*AIM OF THE TASK*. Write the material out again in full, word for word. Do not include the pictures.

*AVAILABLE DATA*.

──────────

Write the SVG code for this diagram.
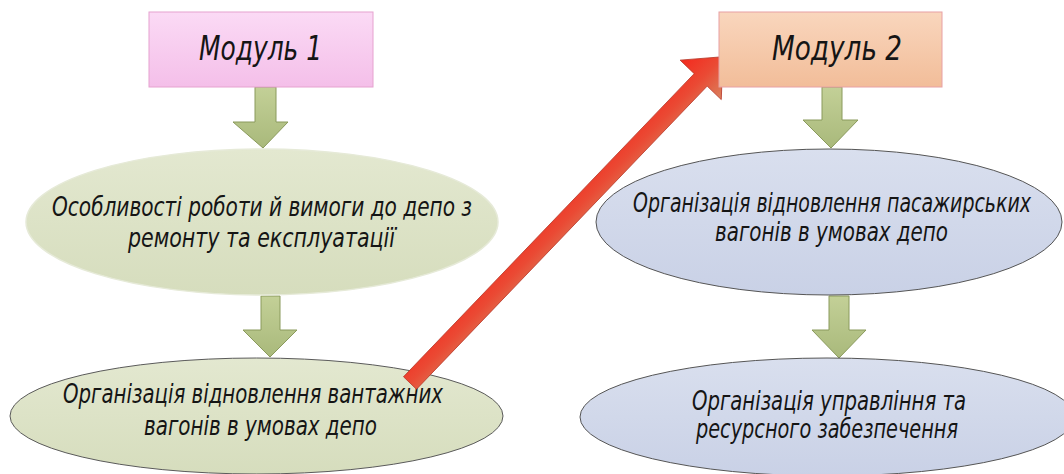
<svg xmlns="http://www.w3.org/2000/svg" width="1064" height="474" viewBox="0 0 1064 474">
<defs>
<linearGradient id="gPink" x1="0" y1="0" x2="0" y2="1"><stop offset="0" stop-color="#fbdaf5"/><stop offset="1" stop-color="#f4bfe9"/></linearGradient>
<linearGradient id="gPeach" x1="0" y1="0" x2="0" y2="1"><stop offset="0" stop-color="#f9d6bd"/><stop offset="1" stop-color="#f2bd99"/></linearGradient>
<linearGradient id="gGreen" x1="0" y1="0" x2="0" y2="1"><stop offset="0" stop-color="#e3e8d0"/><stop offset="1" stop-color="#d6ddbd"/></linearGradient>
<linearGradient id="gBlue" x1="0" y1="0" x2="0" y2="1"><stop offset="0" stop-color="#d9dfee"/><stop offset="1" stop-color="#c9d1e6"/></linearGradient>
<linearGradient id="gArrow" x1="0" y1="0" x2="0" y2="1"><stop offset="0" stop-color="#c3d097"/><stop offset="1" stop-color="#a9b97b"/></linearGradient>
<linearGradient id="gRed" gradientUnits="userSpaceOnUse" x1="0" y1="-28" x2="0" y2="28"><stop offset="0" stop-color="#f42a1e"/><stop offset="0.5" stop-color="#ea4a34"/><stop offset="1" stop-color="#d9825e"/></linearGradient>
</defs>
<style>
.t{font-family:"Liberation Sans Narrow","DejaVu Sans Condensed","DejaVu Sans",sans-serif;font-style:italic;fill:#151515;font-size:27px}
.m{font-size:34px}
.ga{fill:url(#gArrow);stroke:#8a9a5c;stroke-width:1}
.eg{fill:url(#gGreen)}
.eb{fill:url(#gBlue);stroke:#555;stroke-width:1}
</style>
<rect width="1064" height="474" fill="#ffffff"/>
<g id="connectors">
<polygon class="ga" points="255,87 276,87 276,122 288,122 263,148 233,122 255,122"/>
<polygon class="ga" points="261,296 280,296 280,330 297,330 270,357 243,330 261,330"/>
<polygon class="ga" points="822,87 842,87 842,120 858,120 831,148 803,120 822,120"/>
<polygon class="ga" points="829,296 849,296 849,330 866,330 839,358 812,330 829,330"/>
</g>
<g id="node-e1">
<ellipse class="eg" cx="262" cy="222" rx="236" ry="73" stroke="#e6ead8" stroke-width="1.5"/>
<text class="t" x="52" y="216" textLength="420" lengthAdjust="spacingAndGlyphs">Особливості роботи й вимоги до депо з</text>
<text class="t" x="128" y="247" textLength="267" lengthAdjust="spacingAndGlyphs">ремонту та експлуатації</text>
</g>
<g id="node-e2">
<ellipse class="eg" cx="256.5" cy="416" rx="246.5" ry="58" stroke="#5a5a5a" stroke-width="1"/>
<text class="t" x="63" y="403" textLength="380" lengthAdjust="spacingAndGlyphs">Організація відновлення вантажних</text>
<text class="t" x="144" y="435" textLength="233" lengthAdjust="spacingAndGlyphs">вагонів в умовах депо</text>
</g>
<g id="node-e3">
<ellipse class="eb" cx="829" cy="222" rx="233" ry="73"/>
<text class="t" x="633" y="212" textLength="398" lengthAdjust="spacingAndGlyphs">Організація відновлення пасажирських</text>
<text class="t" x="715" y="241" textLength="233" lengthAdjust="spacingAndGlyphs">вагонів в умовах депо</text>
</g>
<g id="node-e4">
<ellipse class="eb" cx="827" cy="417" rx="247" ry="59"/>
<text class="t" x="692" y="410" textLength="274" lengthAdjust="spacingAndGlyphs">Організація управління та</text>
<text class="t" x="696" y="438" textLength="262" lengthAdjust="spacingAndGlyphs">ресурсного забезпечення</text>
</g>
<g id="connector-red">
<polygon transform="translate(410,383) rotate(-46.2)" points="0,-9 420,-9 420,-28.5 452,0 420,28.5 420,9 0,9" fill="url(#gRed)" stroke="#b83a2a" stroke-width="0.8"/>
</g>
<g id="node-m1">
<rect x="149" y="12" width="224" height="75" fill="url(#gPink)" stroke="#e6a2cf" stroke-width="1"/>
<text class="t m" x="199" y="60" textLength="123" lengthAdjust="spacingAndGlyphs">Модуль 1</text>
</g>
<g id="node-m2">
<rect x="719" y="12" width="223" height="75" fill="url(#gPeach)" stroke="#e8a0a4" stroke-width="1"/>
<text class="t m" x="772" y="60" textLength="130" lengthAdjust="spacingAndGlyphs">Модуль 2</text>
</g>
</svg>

──────────

*OUTPUT BELOW*.
Write the SVG code for this diagram.
<svg xmlns="http://www.w3.org/2000/svg" width="1064" height="474" viewBox="0 0 1064 474">
<defs>
<linearGradient id="gPink" x1="0" y1="0" x2="0" y2="1"><stop offset="0" stop-color="#fbdaf5"/><stop offset="1" stop-color="#f4bfe9"/></linearGradient>
<linearGradient id="gPeach" x1="0" y1="0" x2="0" y2="1"><stop offset="0" stop-color="#f9d6bd"/><stop offset="1" stop-color="#f2bd99"/></linearGradient>
<linearGradient id="gGreen" x1="0" y1="0" x2="0" y2="1"><stop offset="0" stop-color="#e3e8d0"/><stop offset="1" stop-color="#d6ddbd"/></linearGradient>
<linearGradient id="gBlue" x1="0" y1="0" x2="0" y2="1"><stop offset="0" stop-color="#d9dfee"/><stop offset="1" stop-color="#c9d1e6"/></linearGradient>
<linearGradient id="gArrow" x1="0" y1="0" x2="0" y2="1"><stop offset="0" stop-color="#c3d097"/><stop offset="1" stop-color="#a9b97b"/></linearGradient>
<linearGradient id="gRed" gradientUnits="userSpaceOnUse" x1="0" y1="-28" x2="0" y2="28"><stop offset="0" stop-color="#f42a1e"/><stop offset="0.5" stop-color="#ea4a34"/><stop offset="1" stop-color="#d9825e"/></linearGradient>
</defs>
<style>
.t{font-family:"Liberation Sans Narrow","DejaVu Sans Condensed","DejaVu Sans",sans-serif;font-style:italic;fill:#151515;font-size:27px}
.m{font-size:34px}
.ga{fill:url(#gArrow);stroke:#8a9a5c;stroke-width:1}
.eg{fill:url(#gGreen)}
.eb{fill:url(#gBlue);stroke:#555;stroke-width:1}
</style>
<rect width="1064" height="474" fill="#ffffff"/>
<g id="connectors">
<polygon class="ga" points="255,87 276,87 276,122 288,122 263,148 233,122 255,122"/>
<polygon class="ga" points="261,296 280,296 280,330 297,330 270,357 243,330 261,330"/>
<polygon class="ga" points="822,87 842,87 842,120 858,120 831,148 803,120 822,120"/>
<polygon class="ga" points="829,296 849,296 849,330 866,330 839,358 812,330 829,330"/>
</g>
<g id="node-e1">
<ellipse class="eg" cx="262" cy="222" rx="236" ry="73" stroke="#e6ead8" stroke-width="1.5"/>
<text class="t" x="52" y="216" textLength="420" lengthAdjust="spacingAndGlyphs">Особливості роботи й вимоги до депо з</text>
<text class="t" x="128" y="247" textLength="267" lengthAdjust="spacingAndGlyphs">ремонту та експлуатації</text>
</g>
<g id="node-e2">
<ellipse class="eg" cx="256.5" cy="416" rx="246.5" ry="58" stroke="#5a5a5a" stroke-width="1"/>
<text class="t" x="63" y="403" textLength="380" lengthAdjust="spacingAndGlyphs">Організація відновлення вантажних</text>
<text class="t" x="144" y="435" textLength="233" lengthAdjust="spacingAndGlyphs">вагонів в умовах депо</text>
</g>
<g id="node-e3">
<ellipse class="eb" cx="829" cy="222" rx="233" ry="73"/>
<text class="t" x="633" y="212" textLength="398" lengthAdjust="spacingAndGlyphs">Організація відновлення пасажирських</text>
<text class="t" x="715" y="241" textLength="233" lengthAdjust="spacingAndGlyphs">вагонів в умовах депо</text>
</g>
<g id="node-e4">
<ellipse class="eb" cx="827" cy="417" rx="247" ry="59"/>
<text class="t" x="692" y="410" textLength="274" lengthAdjust="spacingAndGlyphs">Організація управління та</text>
<text class="t" x="696" y="438" textLength="262" lengthAdjust="spacingAndGlyphs">ресурсного забезпечення</text>
</g>
<g id="connector-red">
<polygon transform="translate(410,383) rotate(-46.2)" points="0,-9 420,-9 420,-28.5 452,0 420,28.5 420,9 0,9" fill="url(#gRed)" stroke="#b83a2a" stroke-width="0.8"/>
</g>
<g id="node-m1">
<rect x="149" y="12" width="224" height="75" fill="url(#gPink)" stroke="#e6a2cf" stroke-width="1"/>
<text class="t m" x="199" y="60" textLength="123" lengthAdjust="spacingAndGlyphs">Модуль 1</text>
</g>
<g id="node-m2">
<rect x="719" y="12" width="223" height="75" fill="url(#gPeach)" stroke="#e8a0a4" stroke-width="1"/>
<text class="t m" x="772" y="60" textLength="130" lengthAdjust="spacingAndGlyphs">Модуль 2</text>
</g>
</svg>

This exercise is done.